An Idealisation of the Average

In fictional narration, verisimilitude is absolutely essential. A story must be consistent and must contain no event glaringly removed from the usual order of things, unless that event is the main incident, and is approached with the most careful preparation. In real life, odd and erratic things do occasionally happen; but they are out of place in an ordinary story, since fiction is a sort of idealisation of the average. Development should be as life-like as possible, and a weak, trickling conclusion should be assiduously avoided. The end of a story must be stronger rather than weaker than the beginning; since it is the end which contains the denouement or culmination, and which will leave the strongest impression upon the reader. It would not be amiss for the novice to write the last paragraph of his story first, once a synopsis of the plot has been carefully prepared—as it always should be.

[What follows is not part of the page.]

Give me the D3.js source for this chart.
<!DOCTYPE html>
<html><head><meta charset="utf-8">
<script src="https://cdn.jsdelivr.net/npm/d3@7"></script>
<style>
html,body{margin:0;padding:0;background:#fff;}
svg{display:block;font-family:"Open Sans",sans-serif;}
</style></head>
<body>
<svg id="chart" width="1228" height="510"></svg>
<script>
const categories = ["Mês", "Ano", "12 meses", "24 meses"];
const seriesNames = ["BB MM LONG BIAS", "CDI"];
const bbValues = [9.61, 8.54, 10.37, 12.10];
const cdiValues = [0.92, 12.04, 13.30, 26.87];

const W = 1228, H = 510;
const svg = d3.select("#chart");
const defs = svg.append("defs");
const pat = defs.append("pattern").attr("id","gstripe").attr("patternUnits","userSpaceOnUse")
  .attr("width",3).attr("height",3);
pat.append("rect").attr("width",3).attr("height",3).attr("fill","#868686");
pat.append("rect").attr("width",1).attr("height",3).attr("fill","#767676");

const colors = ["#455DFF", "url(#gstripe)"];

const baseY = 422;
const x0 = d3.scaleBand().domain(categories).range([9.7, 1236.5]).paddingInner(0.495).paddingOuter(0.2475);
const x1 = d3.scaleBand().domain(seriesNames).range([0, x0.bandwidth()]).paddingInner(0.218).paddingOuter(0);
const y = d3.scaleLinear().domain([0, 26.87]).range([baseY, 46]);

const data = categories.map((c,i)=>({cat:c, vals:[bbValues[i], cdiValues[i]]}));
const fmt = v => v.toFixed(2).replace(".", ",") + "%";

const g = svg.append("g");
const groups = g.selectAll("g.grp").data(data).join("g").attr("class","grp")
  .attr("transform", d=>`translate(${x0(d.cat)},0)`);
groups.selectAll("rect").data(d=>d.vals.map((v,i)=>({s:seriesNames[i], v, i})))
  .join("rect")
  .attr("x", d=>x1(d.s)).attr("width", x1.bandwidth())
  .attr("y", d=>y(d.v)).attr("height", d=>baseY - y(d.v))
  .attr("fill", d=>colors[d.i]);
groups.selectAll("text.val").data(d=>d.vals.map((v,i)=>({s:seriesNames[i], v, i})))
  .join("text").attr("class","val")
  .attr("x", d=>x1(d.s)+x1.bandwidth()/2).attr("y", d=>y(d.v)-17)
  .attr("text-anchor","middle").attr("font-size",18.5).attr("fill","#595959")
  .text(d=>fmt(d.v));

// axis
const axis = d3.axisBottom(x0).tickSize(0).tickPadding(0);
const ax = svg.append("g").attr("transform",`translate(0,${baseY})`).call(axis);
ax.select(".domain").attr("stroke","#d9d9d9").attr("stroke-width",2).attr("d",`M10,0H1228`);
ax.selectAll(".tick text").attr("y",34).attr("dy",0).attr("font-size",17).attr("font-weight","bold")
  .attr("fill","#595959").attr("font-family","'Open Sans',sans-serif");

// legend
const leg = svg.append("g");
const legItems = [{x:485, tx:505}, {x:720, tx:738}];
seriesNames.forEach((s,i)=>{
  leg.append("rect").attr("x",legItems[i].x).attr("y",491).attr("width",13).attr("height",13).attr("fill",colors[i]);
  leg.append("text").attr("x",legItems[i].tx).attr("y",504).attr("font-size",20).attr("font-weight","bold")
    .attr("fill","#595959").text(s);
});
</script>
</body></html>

In this way he will be able to concentrate his freshest mental vigour upon the most important part of his narrative; and if any changes are later found needful, they can easily be made. In no part of a narrative should a grand or emphatic thought or passage be followed by one of tame or prosaic quality. This is anticlimax, and exposes a writer to much ridicule.

DESCRIPTION: In his essay “Literary Composition,” which Lovecraft wrote at the beginning of his career as a writer, he describes his approach to writing fiction.

CITATION: Lovecraft, H. P. “Literary Composition.” Collected Essays. Edited by S. T. Joshi, vol. 2, Hippocampus Press, 2004, pp. 39-45.



The one form of literary appeal which I consider absolutely unsound, charlatanic, and valueless—frivolous, insincere, irrelevant, and meaningless—is that mode of handling human events and values and motivations known as romanticism. Dumas, Scott, Stevenson—my gawd! Here is sheer puerility—the concoction of false glamours and enthusiasms and events out of an addled and distorted background which has no relation to anything in the genuine thoughts, feelings, and experiences of evolved and adult mankind. Its very essence is that one unforgivable disparity which forms the supreme crux of all cheapness and commonness—the investing of things and events with wholly disproportioned and inappropriate emotions. Heroic tales are not unsound so long as they adhere to the actual essentials of life and the human spirit; but when some sentimental poseur adopts their tone for artificial and trivial unrealities, the result is too nauseating and wearisome for words.

DESCRIPTION: In a letter to fellow writer Clark Ashton Smith, Lovecraft derides romanticism, claiming that it is inherently unrealistic and inauthentic.

CITATION: Lovecraft, H. P. “To Clark Ashton Smith.” 17 Oct. 1930. Lord of a Visible World: An Autobiography in Letters. Edited by S. T. Joshi and David E. Schultz, Ohio University Press, 2000, pp. 210-13.